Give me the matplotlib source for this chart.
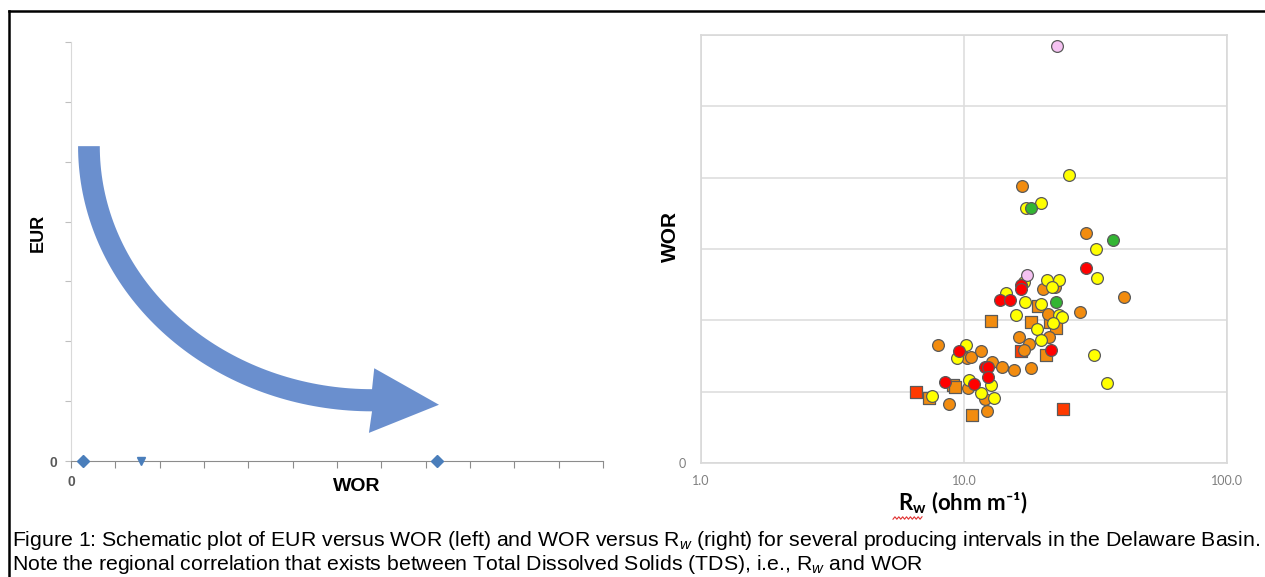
import numpy as np
import matplotlib.pyplot as plt
from matplotlib.patches import Polygon
from matplotlib.lines import Line2D
from matplotlib.ticker import NullLocator

plt.rcParams['font.family'] = ['Liberation Sans', 'DejaVu Sans']
plt.rcParams['mathtext.fontset'] = 'custom'
plt.rcParams['mathtext.rm'] = 'Liberation Sans'
plt.rcParams['mathtext.it'] = 'Liberation Sans:italic'
plt.rcParams['mathtext.bf'] = 'Lato:bold'

# left panel (schematic): the few points sitting on the WOR axis
schem_wor = [0.27, 1.58, 8.26]
schem_eur = [0, 0, 0]
schem_mark = ['D', 'v', 'D']

# right panel: WOR vs Rw, one list pair per marker colour
yellow_rw = [25.06, 17.18, 19.54, 31.76, 31.98, 16.89, 14.38, 17.00, 20.59, 23.04, 21.56,
             19.70, 22.87, 23.59, 15.77, 21.86, 19.02, 19.54, 31.32, 35.01, 10.14, 9.37,
             10.43, 12.63, 11.59, 12.99, 7.56]
yellow_wor = [4.04, 3.58, 3.65, 3.00, 2.60, 2.54, 2.38, 2.26, 2.56, 2.57, 2.46,
              2.23, 2.08, 2.04, 2.07, 1.96, 1.88, 1.72, 1.52, 1.12, 1.66, 1.47,
              1.16, 1.09, 0.98, 0.91, 0.94]
orange_rw = [16.54, 29.20, 40.59, 19.89, 22.18, 20.82, 27.51, 16.19, 20.96, 17.61, 16.94,
             7.97, 10.25, 10.61, 11.59, 12.72, 13.94, 15.43, 17.98, 10.32, 12.00, 12.24, 8.80]
orange_wor = [3.88, 3.22, 2.32, 2.44, 2.46, 2.09, 2.11, 1.77, 1.76, 1.67, 1.58,
              1.66, 1.47, 1.48, 1.57, 1.42, 1.35, 1.31, 1.33, 1.05, 0.89, 0.73, 0.83]
red_rw = [29.00, 16.42, 16.42, 13.74, 14.96, 21.33, 9.60, 12.04, 12.34, 12.29, 8.43, 10.91]
red_wor = [2.74, 2.50, 2.44, 2.29, 2.29, 1.58, 1.57, 1.34, 1.35, 1.21, 1.13, 1.11]
green_rw = [17.98, 36.77, 22.38]
green_wor = [3.57, 3.13, 2.26]
pink_rw = [22.64, 17.30]
pink_wor = [5.84, 2.64]
osq_rw = [19.09, 17.92, 21.18, 22.32, 20.45, 12.68, 9.07, 9.20, 7.34, 10.72]
osq_wor = [2.20, 1.97, 1.98, 1.89, 1.51, 1.99, 1.09, 1.07, 0.91, 0.67]
rsq_rw = [6.56, 16.42, 23.77]
rsq_wor = [0.99, 1.57, 0.75]

fig = plt.figure(figsize=(12.65, 5.77), dpi=100)

# ---------------- left panel ----------------
ax1 = fig.add_axes([0.0561, 0.2010, 0.4206, 0.7262])
ax1.set_xlim(0, 12)
ax1.set_ylim(0, 7)
ax1.set_xticks(range(13))
ax1.set_xticklabels(['0'] + [''] * 12)
ax1.set_yticks(range(8))
ax1.set_yticklabels(['0'] + [''] * 7)
for s in ['top', 'right']:
    ax1.spines[s].set_visible(False)
ax1.spines['left'].set_color('#D9D9D9')
ax1.spines['bottom'].set_color('#8C8C8C')
ax1.tick_params(axis='x', direction='out', length=5, color='#8C8C8C', pad=5,
                labelsize=10, labelcolor='#595959')
ax1.tick_params(axis='y', direction='out', length=4, color='#BFBFBF', pad=6,
                labelsize=10, labelcolor='#595959')
for lab in ax1.get_xticklabels() + ax1.get_yticklabels():
    lab.set_fontweight('bold')

for x, y, m in zip(schem_wor, schem_eur, schem_mark):
    ax1.plot(x, y, marker=m, color='#4A7EBB', markersize=6, clip_on=False, zorder=5)

# curved arrow (quarter ellipse shaft + triangular head)
cx, cy = 6.79, 5.26
t = np.linspace(np.pi, 1.5 * np.pi, 80)
outer = np.c_[cx + 6.63 * np.cos(t), cy + 4.43 * np.sin(t)]
inner = np.c_[cx + 6.14 * np.cos(t), cy + 4.06 * np.sin(t)][::-1]
head = np.array([[6.72, 0.47], [8.30, 0.94], [6.84, 1.55]])
arrow = Polygon(np.vstack([outer, head, inner]), closed=True,
                facecolor='#6A8FCE', edgecolor='none')
ax1.add_patch(arrow)

ax1.set_xlabel('WOR', fontsize=14, fontweight='bold')
ax1.xaxis.label.set_va('center')
ax1.xaxis.set_label_coords(0.538, -0.061)
ax1.set_ylabel('EUR', fontsize=13, fontweight='bold')
ax1.yaxis.label.set_va('center')
ax1.yaxis.set_label_coords(-0.062, 0.544)

# ---------------- right panel ----------------
ax2 = fig.add_axes([0.5542, 0.1976, 0.4158, 0.7418])
ax2.set_xscale('log')
ax2.set_xlim(1, 100)
ax2.set_ylim(0, 6)
ax2.set_xticks([1, 10, 100])
ax2.set_xticklabels(['1.0', '10.0', '100.0'])
ax2.xaxis.set_minor_locator(NullLocator())
ax2.set_yticks(range(7))
ax2.set_yticklabels(['0'] + [''] * 6)
ax2.tick_params(axis='x', length=0, labelsize=9, labelcolor='#7F7F7F', pad=9)
ax2.tick_params(axis='y', length=0, labelsize=9, labelcolor='#7F7F7F', pad=11)
for lab in ax2.get_xticklabels() + ax2.get_yticklabels():
    lab.set_family('Lato')
for s in ax2.spines.values():
    s.set_color('#D9D9D9')
    s.set_linewidth(1.2)
ax2.grid(True, color='#DEDEDE', linewidth=1.2)
ax2.set_axisbelow(True)

edge = '#5A5A5A'
ax2.scatter(osq_rw, osq_wor, marker='s', s=80, c='#F28C0F', edgecolors=edge, linewidths=0.9, zorder=3)
ax2.scatter(rsq_rw, rsq_wor, marker='s', s=80, c='#FF3A00', edgecolors=edge, linewidths=0.9, zorder=3)
ax2.scatter(orange_rw, orange_wor, marker='o', s=72, c='#F28C0F', edgecolors=edge, linewidths=0.9, zorder=4)
ax2.scatter(yellow_rw, yellow_wor, marker='o', s=72, c='#FFFF00', edgecolors=edge, linewidths=0.9, zorder=4)
ax2.scatter(red_rw, red_wor, marker='o', s=72, c='#FF0000', edgecolors=edge, linewidths=0.9, zorder=5)
ax2.scatter(green_rw, green_wor, marker='o', s=72, c='#33B533', edgecolors=edge, linewidths=0.9, zorder=5)
ax2.scatter(pink_rw, pink_wor, marker='o', s=72, c='#F5C2F2', edgecolors=edge, linewidths=0.9, zorder=5)

ax2.set_ylabel('WOR', fontsize=15, fontweight='bold')
ax2.yaxis.label.set_va('center')
ax2.yaxis.set_label_coords(-0.059, 0.528)
ax2.set_xlabel('R$_{\\mathbf{w}}$ (ohm m\u207b\u00b9)', fontsize=16, fontweight='bold',
               family=['Lato', 'DejaVu Sans'])
ax2.xaxis.label.set_va('center')
ax2.xaxis.set_label_coords(0.498, -0.093)

# spell-check squiggle under R_w
zx = np.linspace(893, 922, 16)
zy = 518 + np.where(np.arange(16) % 2 == 0, 1.2, -1.2)
fig.add_artist(Line2D(zx / 1265, 1 - zy / 577, color='#E03030', linewidth=0.8,
                      transform=fig.transFigure))

# outer frame (top and left edges)
fig.add_artist(Line2D([9 / 1265, 1.0], [1 - 11 / 577, 1 - 11 / 577], color='black',
                      linewidth=1.8, transform=fig.transFigure))
fig.add_artist(Line2D([9 / 1265, 9 / 1265], [0, 1 - 11 / 577], color='black',
                      linewidth=1.8, transform=fig.transFigure))

# caption
fig.text(12 / 1265, 1 - 541 / 577,
         'Figure 1: Schematic plot of EUR versus WOR (left) and WOR versus R$_{\\mathit{w}}$ '
         '(right) for several producing intervals in the Delaware Basin.',
         fontsize=15.3, va='center', ha='left')
fig.text(12 / 1265, 1 - 564 / 577,
         'Note the regional correlation that exists between Total Dissolved Solids (TDS), '
         'i.e., R$_{\\mathit{w}}$ and WOR',
         fontsize=15.3, va='center', ha='left')

fig.savefig('out.png', dpi=100)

-=-=-

> **REQUIREMENTS**
Starting with the first line of the data above and ending with the line containing "from matplotlib.ticker import NullLocator", please restate every line exactly, leaving images out.

> **COMPLETED EXERCISE**
Give me the matplotlib source for this chart.
import numpy as np
import matplotlib.pyplot as plt
from matplotlib.patches import Polygon
from matplotlib.lines import Line2D
from matplotlib.ticker import NullLocator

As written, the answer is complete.